A certain forest covers an area of 5000 km². Suppose that each year this area decreases by 5%. What will the area be after 10 years?

Use the calculator provided and round your answer to the nearest square kilometer.

Answer 1

The forest will cover an area of approximately 2994 square kilometers after 10 years.

Explanation:

A forest covers an area of 5000 square kilometers. Each year, the area of the forest decreases by 5%. We want to determine its area after 10 years.

We can write an exponential function to represent the situation. The standard exponential function is given by:

`\displaystyle f(x) = a(r)^x`

Where a is the initial value, r is the rate, and x is the time that has passed (in this case in years).

Since the original area is 5000 square kilometers, let a = 5000.

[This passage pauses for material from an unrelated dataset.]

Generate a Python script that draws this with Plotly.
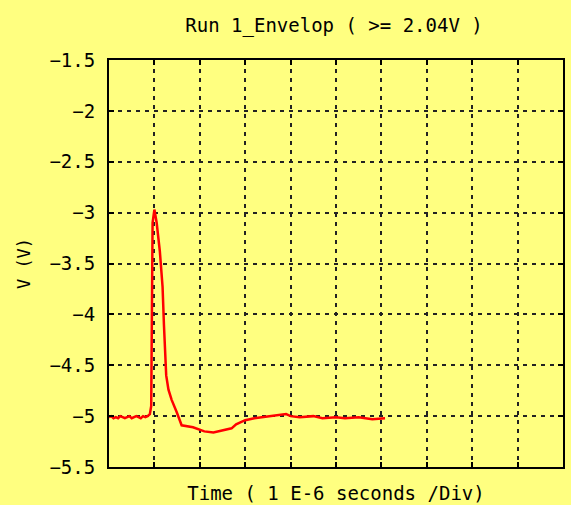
import plotly.graph_objects as go

# Envelope capture: time in divisions of 1 µs, voltage in V
time_div = [0.00, 0.05, 0.10, 0.15, 0.20, 0.25, 0.30, 0.35, 0.40, 0.45,
            0.50, 0.55, 0.60, 0.65, 0.70, 0.75, 0.80, 0.85, 0.90, 0.93,
            0.96, 1.00, 1.02, 1.05, 1.12, 1.18, 1.21, 1.26, 1.31, 1.38,
            1.49, 1.60, 1.85, 2.10, 2.30, 2.50, 2.70, 2.80, 3.00, 3.20,
            3.50, 3.70, 3.90, 4.00, 4.20, 4.50, 4.70, 5.00, 5.20, 5.50,
            5.80, 6.08]
volts = [-5.01, -5.00, -5.02, -5.01, -5.02, -5.00, -5.01, -5.02, -5.01, -5.00,
         -5.02, -5.01, -5.00, -5.01, -5.02, -5.00, -5.01, -5.00, -4.98, -4.90,
         -3.10, -2.97, -3.02, -3.10, -3.38, -3.73, -4.10, -4.60, -4.74, -4.84,
         -4.96, -5.09, -5.11, -5.15, -5.16, -5.14, -5.12, -5.08, -5.04, -5.02,
         -5.00, -4.99, -4.98, -5.00, -5.01, -5.00, -5.02, -5.01, -5.02, -5.01,
         -5.03, -5.02]

y_ticks = [-1.5, -2, -2.5, -3, -3.5, -4, -4.5, -5, -5.5]
y_tick_text = ["\u22121.5", "\u22122", "\u22122.5", "\u22123", "\u22123.5",
               "\u22124", "\u22124.5", "\u22125", "\u22125.5"]

BG = "#FFFF80"
MONO = "DejaVu Sans Mono, Liberation Mono, monospace"

fig = go.Figure()
fig.add_trace(go.Scatter(
    x=time_div, y=volts, mode="lines",
    line=dict(color="#FF0000", width=2.5),
    showlegend=False, hoverinfo="skip",
))

axis_common = dict(
    showline=True, linecolor="#000000", linewidth=2, mirror="ticks",
    ticks="inside", ticklen=5, tickwidth=2, tickcolor="#000000",
    showgrid=True, gridcolor="#222222", gridwidth=1.5, griddash="4px,5px",
    zeroline=False,
)

fig.update_layout(
    width=571, height=505,
    paper_bgcolor=BG, plot_bgcolor=BG,
    margin=dict(l=109, r=8, t=60, b=38),
    title=dict(text="Run 1_Envelop ( >= 2.04V )", x=0.585, xanchor="center",
               y=0.95, yanchor="middle",
               font=dict(family=MONO, size=19, color="#000000")),
    xaxis=dict(range=[0, 10], dtick=1, showticklabels=False, automargin=False,
               title=dict(text="Time ( 1 E-6 seconds /Div)", standoff=19,
                          font=dict(family=MONO, size=19, color="#000000")),
               **axis_common),
    yaxis=dict(range=[-5.5, -1.5], tickvals=y_ticks, ticktext=y_tick_text,
               tickfont=dict(family=MONO, size=19, color="#000000"),
               ticklabelstandoff=8, automargin=False,
               title=dict(text="V (V)", standoff=14,
                          font=dict(family=MONO, size=17, color="#000000")),
               **axis_common),
)

fig.write_html("out.html")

Each year, the area decreases by 5%. In other words, for each subsequent year, the forest's area will be 100% - 5% = 95% = 0.95 of its previous year. Hence, r = 0.95.

Thus, our function is:

`\displaystyle f(x) = 5000(0.95)^x`

Then after 10 years (x = 10), the area will be:

`\displaystyle f(10) = 5000(0.95)^((10))= 2993.6846...\approx 2994\text{ km}^2`

In conclusion, the forest will cover an area of approximately 2994 square kilometers after 10 years.